Ukip led the way to Brexit, but now the party is on less than 10 per cent in the polls. 

Ukip could be finished. Ukip has only ever had two MPs, but it held an outside influence on politics: without it, we’d probably never have had the EU referendum. But Brexit has turned Ukip into a single-issue party without an issue. Ukip’s sole remaining MP, Douglas Carswell, left the party in March 2017, and told Sky News’ Adam Boulton that there was “no point” to the party anymore. 

Not everyone in Ukip has given up, though: Nigel Farage told Peston on Sunday that Ukip “will survive”, and current leader Paul Nuttall will be contesting a seat this year. But Ukip is standing in fewer constituencies than last time thanks to a shortage of both money and people. Who benefits if Ukip is finished? It’s likely to be the Tories. 

Is Ukip finished? 

What are Ukip's poll ratings?

Ukip’s poll ratings peaked in June 2016 at 16 per cent. Since the leave campaign’s success, that has steadily declined so that Ukip is going into the 2017 general election on 4 per cent, according to the latest polls. If the polls can be trusted, that’s a serious collapse.

Can Ukip get anymore MPs?

In the 2015 general election Ukip contested nearly every seat and got 13 per cent of the vote, making it the third biggest party (although is only returned one MP). Now Ukip is reportedly struggling to find candidates and could stand in as few as 100 seats. Ukip leader Paul Nuttall will stand in Boston and Skegness, but both ex-leader Nigel Farage and donor Arron Banks have ruled themselves out of running this time.

How many members does Ukip have?

Ukip’s membership declined from 45,994 at the 2015 general election to 39,000 in 2016. That’s a worrying sign for any political party, which relies on grassroots memberships to put in the campaigning legwork.
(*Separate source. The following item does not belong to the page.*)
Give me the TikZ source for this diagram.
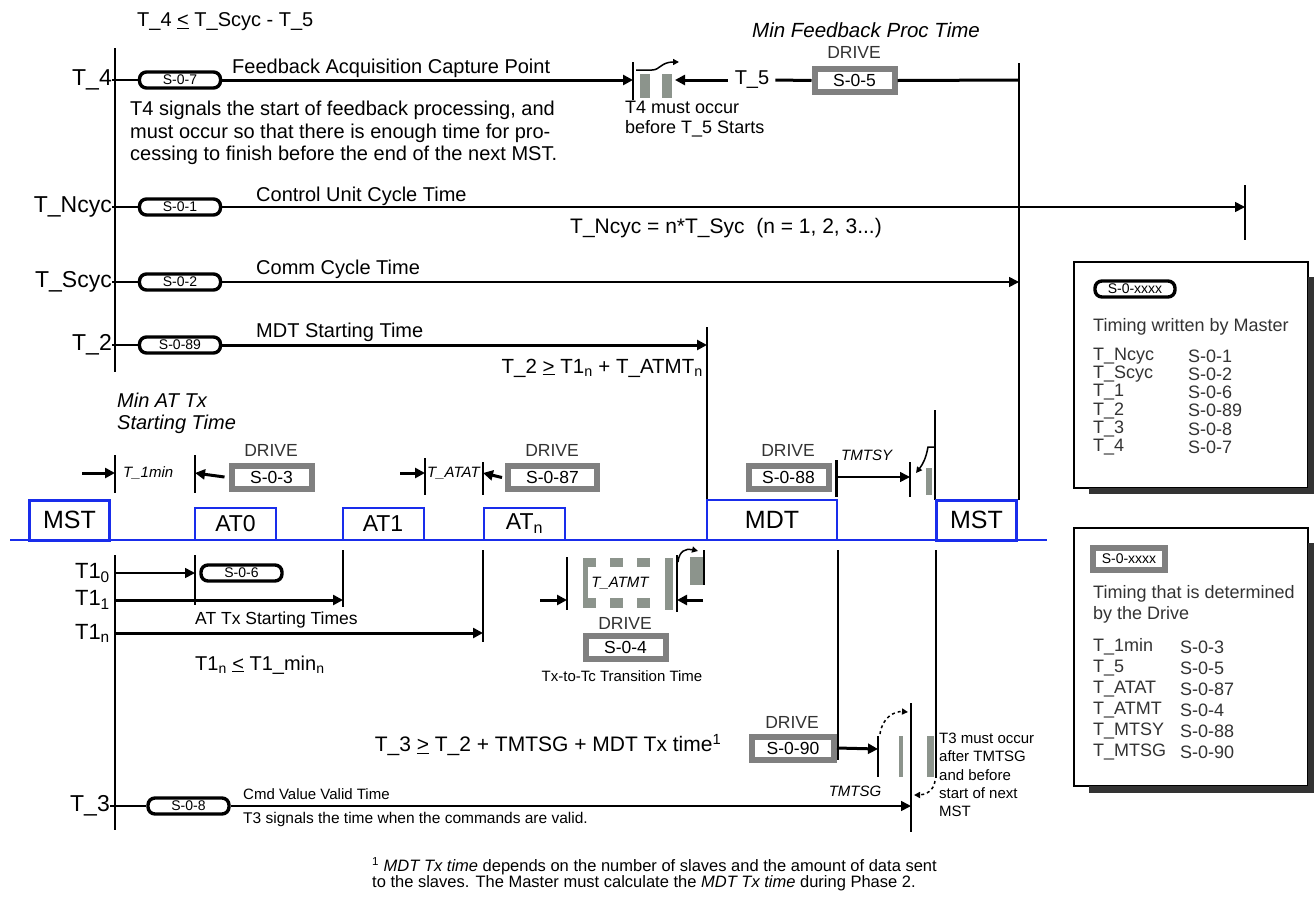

What does Ukip's decline mean for Labour and the Conservatives? 

The rise of Ukip took votes from both the Conservatives and Labour, with a nationalist message that appealed to disaffected voters from both right and left. But the decline of Ukip only seems to be helping the Conservatives. Stephen Bush has written about how in Wales voting Ukip seems to have been a gateway drug for traditional Labour voters who are now backing the mainstream right; so the voters Ukip took from the Conservatives are reverting to the Conservatives, and the ones they took from Labour are transferring to the Conservatives too.

Ukip might be finished as an electoral force, but its influence on the rest of British politics will be felt for many years yet.